* WHAT IS EXPECTED *
Reproduce exactly the run of lines from the one containing "Output the Python" through the one containing "0.045, 0.060, 0.074]". Pictures do not belong in the copy.

* RECORDS PROVIDED *
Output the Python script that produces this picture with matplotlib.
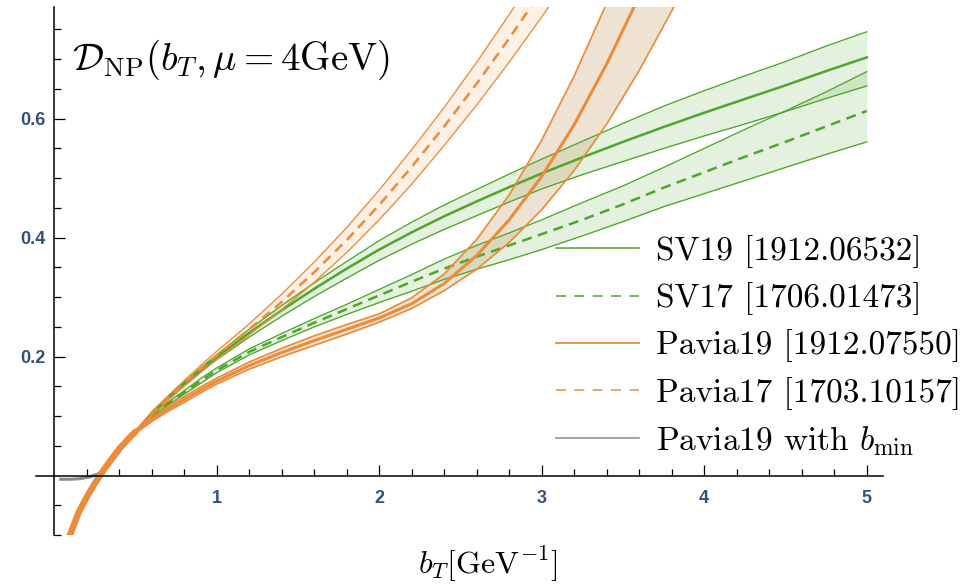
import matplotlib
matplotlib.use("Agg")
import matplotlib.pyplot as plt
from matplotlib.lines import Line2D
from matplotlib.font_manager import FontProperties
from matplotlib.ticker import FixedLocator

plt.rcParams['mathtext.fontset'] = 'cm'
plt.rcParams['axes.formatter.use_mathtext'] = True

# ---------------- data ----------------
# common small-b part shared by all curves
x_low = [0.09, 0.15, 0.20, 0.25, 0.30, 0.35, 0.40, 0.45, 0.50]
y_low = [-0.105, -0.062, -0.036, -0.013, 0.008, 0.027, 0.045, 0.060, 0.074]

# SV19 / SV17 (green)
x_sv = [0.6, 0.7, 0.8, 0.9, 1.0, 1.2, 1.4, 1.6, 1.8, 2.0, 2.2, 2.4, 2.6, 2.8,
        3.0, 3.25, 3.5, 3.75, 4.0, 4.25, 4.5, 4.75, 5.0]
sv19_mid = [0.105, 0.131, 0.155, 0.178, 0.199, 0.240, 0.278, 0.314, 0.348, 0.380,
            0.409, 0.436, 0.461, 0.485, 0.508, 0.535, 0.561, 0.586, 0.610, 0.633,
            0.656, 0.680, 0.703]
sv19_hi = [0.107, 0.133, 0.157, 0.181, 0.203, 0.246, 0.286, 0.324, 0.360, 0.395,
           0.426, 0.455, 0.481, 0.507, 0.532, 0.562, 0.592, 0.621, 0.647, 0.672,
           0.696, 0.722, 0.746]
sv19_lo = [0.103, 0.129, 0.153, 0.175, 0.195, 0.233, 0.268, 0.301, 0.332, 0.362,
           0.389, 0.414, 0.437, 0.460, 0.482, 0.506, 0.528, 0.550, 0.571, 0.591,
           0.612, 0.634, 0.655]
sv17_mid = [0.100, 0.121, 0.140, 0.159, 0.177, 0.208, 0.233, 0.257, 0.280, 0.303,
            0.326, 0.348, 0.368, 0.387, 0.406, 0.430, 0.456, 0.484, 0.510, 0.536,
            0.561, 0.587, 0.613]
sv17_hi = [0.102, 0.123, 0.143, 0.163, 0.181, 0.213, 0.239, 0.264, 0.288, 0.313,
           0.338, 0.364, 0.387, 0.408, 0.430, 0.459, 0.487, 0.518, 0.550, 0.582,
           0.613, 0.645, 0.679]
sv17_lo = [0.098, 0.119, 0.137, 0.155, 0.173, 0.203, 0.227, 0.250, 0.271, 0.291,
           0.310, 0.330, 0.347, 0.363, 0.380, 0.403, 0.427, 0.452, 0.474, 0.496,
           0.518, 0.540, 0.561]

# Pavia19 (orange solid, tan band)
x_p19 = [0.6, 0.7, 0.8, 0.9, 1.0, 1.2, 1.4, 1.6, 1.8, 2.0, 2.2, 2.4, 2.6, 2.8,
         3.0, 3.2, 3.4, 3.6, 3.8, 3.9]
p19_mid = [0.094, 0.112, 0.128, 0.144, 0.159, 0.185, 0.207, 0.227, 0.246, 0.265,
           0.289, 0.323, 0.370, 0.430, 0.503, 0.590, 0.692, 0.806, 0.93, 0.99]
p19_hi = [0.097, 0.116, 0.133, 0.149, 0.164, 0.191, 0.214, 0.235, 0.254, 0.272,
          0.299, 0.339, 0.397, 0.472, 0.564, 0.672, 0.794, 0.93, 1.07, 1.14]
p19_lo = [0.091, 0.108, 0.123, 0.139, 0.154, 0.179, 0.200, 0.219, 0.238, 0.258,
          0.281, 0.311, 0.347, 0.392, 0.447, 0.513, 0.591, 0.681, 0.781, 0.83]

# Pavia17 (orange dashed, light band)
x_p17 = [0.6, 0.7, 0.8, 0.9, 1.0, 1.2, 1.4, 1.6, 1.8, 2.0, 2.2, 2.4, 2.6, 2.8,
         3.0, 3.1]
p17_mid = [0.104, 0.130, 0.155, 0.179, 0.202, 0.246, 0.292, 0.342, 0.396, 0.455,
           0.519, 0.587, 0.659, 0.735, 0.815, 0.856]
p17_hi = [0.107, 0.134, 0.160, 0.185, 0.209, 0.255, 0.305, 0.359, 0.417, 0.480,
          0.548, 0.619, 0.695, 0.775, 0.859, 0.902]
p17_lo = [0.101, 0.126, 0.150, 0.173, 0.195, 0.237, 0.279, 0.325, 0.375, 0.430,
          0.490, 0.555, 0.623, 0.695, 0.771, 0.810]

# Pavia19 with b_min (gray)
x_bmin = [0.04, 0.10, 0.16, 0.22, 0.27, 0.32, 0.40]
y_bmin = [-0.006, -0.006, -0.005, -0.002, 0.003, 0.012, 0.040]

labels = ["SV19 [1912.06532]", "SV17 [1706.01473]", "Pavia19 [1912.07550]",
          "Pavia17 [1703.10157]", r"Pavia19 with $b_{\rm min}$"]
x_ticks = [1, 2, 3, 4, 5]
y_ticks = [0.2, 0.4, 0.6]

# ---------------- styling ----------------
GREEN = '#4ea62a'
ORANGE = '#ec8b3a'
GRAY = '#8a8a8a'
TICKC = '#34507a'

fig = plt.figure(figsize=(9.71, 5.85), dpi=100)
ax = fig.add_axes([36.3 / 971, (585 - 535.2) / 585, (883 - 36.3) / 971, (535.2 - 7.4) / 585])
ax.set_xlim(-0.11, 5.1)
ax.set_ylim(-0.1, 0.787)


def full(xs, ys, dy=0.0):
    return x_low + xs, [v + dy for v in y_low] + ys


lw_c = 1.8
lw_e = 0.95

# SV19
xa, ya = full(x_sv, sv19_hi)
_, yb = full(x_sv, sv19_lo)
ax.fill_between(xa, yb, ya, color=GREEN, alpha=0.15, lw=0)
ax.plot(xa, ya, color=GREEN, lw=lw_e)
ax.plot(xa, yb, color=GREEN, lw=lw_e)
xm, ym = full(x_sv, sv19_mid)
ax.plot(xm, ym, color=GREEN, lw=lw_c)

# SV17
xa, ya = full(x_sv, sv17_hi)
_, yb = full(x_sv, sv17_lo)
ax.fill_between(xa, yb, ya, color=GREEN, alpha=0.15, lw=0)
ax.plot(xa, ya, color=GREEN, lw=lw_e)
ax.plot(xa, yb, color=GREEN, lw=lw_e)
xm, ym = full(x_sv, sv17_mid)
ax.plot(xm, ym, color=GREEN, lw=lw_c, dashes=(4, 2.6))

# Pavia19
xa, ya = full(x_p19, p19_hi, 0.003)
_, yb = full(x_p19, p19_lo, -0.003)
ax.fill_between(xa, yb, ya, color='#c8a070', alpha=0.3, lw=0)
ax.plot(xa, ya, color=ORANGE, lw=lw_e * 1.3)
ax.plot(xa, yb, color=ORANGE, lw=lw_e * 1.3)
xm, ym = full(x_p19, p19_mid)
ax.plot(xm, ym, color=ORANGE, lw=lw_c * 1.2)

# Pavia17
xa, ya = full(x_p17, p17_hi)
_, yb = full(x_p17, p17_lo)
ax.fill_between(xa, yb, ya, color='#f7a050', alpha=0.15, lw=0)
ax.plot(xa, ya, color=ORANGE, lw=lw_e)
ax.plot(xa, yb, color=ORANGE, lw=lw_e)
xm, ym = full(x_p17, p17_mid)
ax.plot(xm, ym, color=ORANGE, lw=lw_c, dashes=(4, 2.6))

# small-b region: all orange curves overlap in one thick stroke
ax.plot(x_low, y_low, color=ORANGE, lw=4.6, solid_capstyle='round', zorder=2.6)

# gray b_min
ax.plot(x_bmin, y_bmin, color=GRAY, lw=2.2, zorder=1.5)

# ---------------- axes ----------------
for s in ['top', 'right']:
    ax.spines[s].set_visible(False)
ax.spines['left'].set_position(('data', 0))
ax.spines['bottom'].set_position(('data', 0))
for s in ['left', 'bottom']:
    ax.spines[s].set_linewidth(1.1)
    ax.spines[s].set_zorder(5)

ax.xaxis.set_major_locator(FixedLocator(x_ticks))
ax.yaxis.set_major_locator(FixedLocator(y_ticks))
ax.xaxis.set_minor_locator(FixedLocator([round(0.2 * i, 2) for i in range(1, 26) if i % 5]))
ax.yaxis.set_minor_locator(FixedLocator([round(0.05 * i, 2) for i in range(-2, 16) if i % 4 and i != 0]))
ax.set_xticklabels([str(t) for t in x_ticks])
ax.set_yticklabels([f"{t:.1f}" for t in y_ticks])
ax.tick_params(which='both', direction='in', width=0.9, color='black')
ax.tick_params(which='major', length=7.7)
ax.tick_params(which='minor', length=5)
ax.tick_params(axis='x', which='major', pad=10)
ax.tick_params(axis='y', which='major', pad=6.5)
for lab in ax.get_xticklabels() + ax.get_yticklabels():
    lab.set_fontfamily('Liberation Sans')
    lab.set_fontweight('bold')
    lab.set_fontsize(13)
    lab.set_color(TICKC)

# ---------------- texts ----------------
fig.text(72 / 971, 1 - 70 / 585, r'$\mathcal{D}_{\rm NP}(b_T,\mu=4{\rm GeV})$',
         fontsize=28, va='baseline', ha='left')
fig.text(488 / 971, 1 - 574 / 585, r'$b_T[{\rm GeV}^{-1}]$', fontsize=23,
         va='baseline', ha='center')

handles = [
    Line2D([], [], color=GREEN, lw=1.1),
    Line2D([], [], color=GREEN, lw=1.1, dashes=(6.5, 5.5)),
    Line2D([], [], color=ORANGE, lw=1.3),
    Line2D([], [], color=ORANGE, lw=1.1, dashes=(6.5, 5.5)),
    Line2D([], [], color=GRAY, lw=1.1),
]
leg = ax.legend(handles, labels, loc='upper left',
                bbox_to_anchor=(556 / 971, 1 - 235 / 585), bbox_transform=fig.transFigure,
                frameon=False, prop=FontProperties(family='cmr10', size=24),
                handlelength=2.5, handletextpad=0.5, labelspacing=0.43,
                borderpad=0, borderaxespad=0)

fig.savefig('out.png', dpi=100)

--

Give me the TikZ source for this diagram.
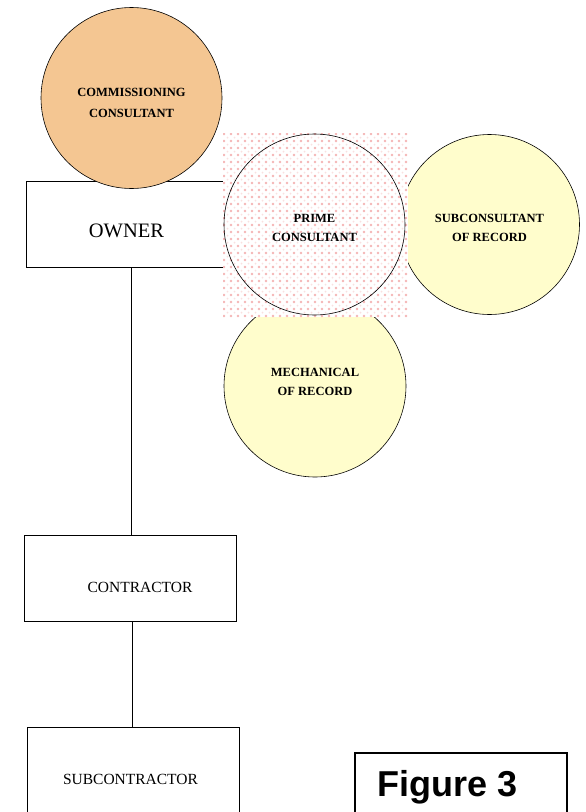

* * *

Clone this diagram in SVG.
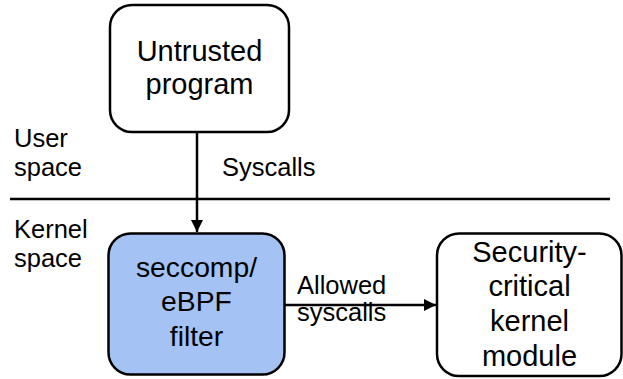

* COMPLETED EXERCISE *
Output the Python script that produces this picture with matplotlib.
import matplotlib
matplotlib.use("Agg")
import matplotlib.pyplot as plt
from matplotlib.lines import Line2D
from matplotlib.font_manager import FontProperties
from matplotlib.ticker import FixedLocator

plt.rcParams['mathtext.fontset'] = 'cm'
plt.rcParams['axes.formatter.use_mathtext'] = True

# ---------------- data ----------------
# common small-b part shared by all curves
x_low = [0.09, 0.15, 0.20, 0.25, 0.30, 0.35, 0.40, 0.45, 0.50]
y_low = [-0.105, -0.062, -0.036, -0.013, 0.008, 0.027, 0.045, 0.060, 0.074]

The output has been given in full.